Let's assume that I know $\frac{\partial}{\partial K}f$, where f is scalar valued, and $K$ is a matrix-valued function of $l\in \mathbb{R}$, i.e. $K=K(l)$.
$df=Tr((\frac{\partial}{\partial K}f)^\intercal dK)$, with $dK=\frac{\partial K}{\partial l} dl$.
Can I say that $\frac{d}{dl}f=Tr((\frac{\partial}{\partial K}f)^\intercal \frac{\partial K}{\partial l})$?

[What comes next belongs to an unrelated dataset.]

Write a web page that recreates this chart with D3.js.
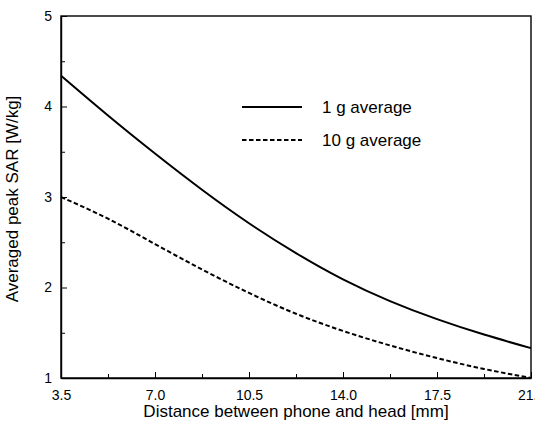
<!DOCTYPE html>
<html>
<head>
<meta charset="utf-8">
<script src="https://cdn.jsdelivr.net/npm/d3@7"></script>
<style>
  html, body { margin: 0; padding: 0; background: #fff; }
  svg { display: block; }
  text { font-family: "Liberation Sans", Arial, Helvetica, sans-serif; fill: #000; }
</style>
</head>
<body>
<svg id="chart" width="535" height="422"></svg>
<script>
// ---- data ----
const distances = [3.5, 5.25, 7.0, 8.75, 10.5, 12.25, 14.0, 15.75, 17.5, 19.25, 21.0];
const sar1g  = [4.34, 3.90, 3.48, 3.08, 2.71, 2.38, 2.09, 1.85, 1.65, 1.48, 1.33];
const sar10g = [3.00, 2.76, 2.48, 2.20, 1.94, 1.71, 1.52, 1.36, 1.22, 1.10, 1.00];
const seriesNames = ["1 g average", "10 g average"];
const xTickValues = [3.5, 7.0, 10.5, 14.0, 17.5, 21.0];
const xTickLabels = ["3.5", "7.0", "10.5", "14.0", "17.5", "21.0"];
const xMinorTicks = [5.25, 8.75, 12.25, 15.75, 19.25];
const yTickValues = [1, 2, 3, 4, 5];
const yMinorTicks = [1.5, 2.5, 3.5, 4.5];
const xTitle = "Distance between phone and head [mm]";
const yTitle = "Averaged peak SAR [W/kg]";

// ---- layout ----
const L = 61, R = 531, T = 16, B = 378;
const svg = d3.select("#chart");
const x = d3.scaleLinear().domain([3.5, 21]).range([L, R]);
const y = d3.scaleLinear().domain([1, 5]).range([B, T]);

// frame
svg.append("rect").attr("x", L).attr("y", T).attr("width", R - L).attr("height", B - T)
  .attr("fill", "none").attr("stroke", "#000").attr("stroke-width", 1.4);

// x axis (ticks inward)
const xAxis = d3.axisBottom(x).tickValues(xTickValues)
  .tickFormat((d, i) => xTickLabels[i]).tickSizeInner(-6).tickSizeOuter(0).tickPadding(12);
const gx = svg.append("g").attr("transform", `translate(0,${B})`).call(xAxis);
gx.select(".domain").attr("stroke-width", 1.4);
gx.selectAll(".tick line").attr("stroke-width", 1);
gx.selectAll("text").attr("font-size", 14).style("font-family", '"Liberation Sans", Arial, sans-serif');
const xMinor = d3.axisBottom(x).tickValues(xMinorTicks).tickFormat("").tickSizeInner(-4).tickSizeOuter(0);
const gxm = svg.append("g").attr("transform", `translate(0,${B})`).call(xMinor);
gxm.select(".domain").remove();

// y axis (ticks inward)
const yAxis = d3.axisLeft(y).tickValues(yTickValues).tickFormat(d3.format("d"))
  .tickSizeInner(-6).tickSizeOuter(0).tickPadding(9);
const gy = svg.append("g").attr("transform", `translate(${L},0)`).call(yAxis);
gy.select(".domain").attr("stroke-width", 1.4);
gy.selectAll(".tick line").attr("stroke-width", 1);
gy.selectAll("text").attr("font-size", 14).style("font-family", '"Liberation Sans", Arial, sans-serif');
const yMinor = d3.axisLeft(y).tickValues(yMinorTicks).tickFormat("").tickSizeInner(-4).tickSizeOuter(0);
const gym = svg.append("g").attr("transform", `translate(${L},0)`).call(yMinor);
gym.select(".domain").remove();

// curves
const line = d3.line().x((d, i) => x(distances[i])).y(d => y(d)).curve(d3.curveNatural);
svg.append("path").datum(sar1g).attr("d", line)
  .attr("fill", "none").attr("stroke", "#000").attr("stroke-width", 2);
svg.append("path").datum(sar10g).attr("d", line)
  .attr("fill", "none").attr("stroke", "#000").attr("stroke-width", 2)
  .attr("stroke-dasharray", "4.5,2.5");

// legend
const legend = svg.append("g");
const legendY = [107, 140];
const dashes = [null, "4.5,2.5"];
seriesNames.forEach((name, i) => {
  legend.append("line").attr("x1", 242).attr("x2", 302)
    .attr("y1", legendY[i]).attr("y2", legendY[i])
    .attr("stroke", "#000").attr("stroke-width", 2)
    .attr("stroke-dasharray", dashes[i]);
  legend.append("text").attr("x", 322).attr("y", legendY[i]).attr("dy", "0.35em")
    .attr("font-size", 17).text(name);
});

// axis titles
svg.append("text").attr("x", (L + R) / 2).attr("y", 417)
  .attr("text-anchor", "middle").attr("font-size", 17).text(xTitle);
svg.append("text").attr("transform", `translate(18,${(T + B) / 2 + 2}) rotate(-90)`)
  .attr("text-anchor", "middle").attr("font-size", 17).text(yTitle);
</script>
</body>
</html>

Since $dl$ is $1\times 1$, I could take it out of the trace above...
Am I correct?
You are correct.
$$ \frac{df}{dl} = \sum_{i,j} \frac{\partial f}{\partial K_{ij}}\frac{d K_{ij}}{dl} = \sum_{i,j} \left(\frac{\partial f}{\partial K}\right)^T_{ji}\left(\frac{d K}{dl}\right)_{ij} = \sum_{j} \left[\left(\frac{\partial f}{\partial K}\right)^T\frac{d K}{dl}\right]_{jj} =\mathrm{tr}\left[\left(\frac{\partial f}{\partial K}\right)^T\frac{d K}{dl}\right] . $$
See here for the formula $\sum_{ij}X_{ij}Y_{ij}=\mathrm{tr}(X^TY)$.
See also my comments to this other question for a similar but slightly more complex computation.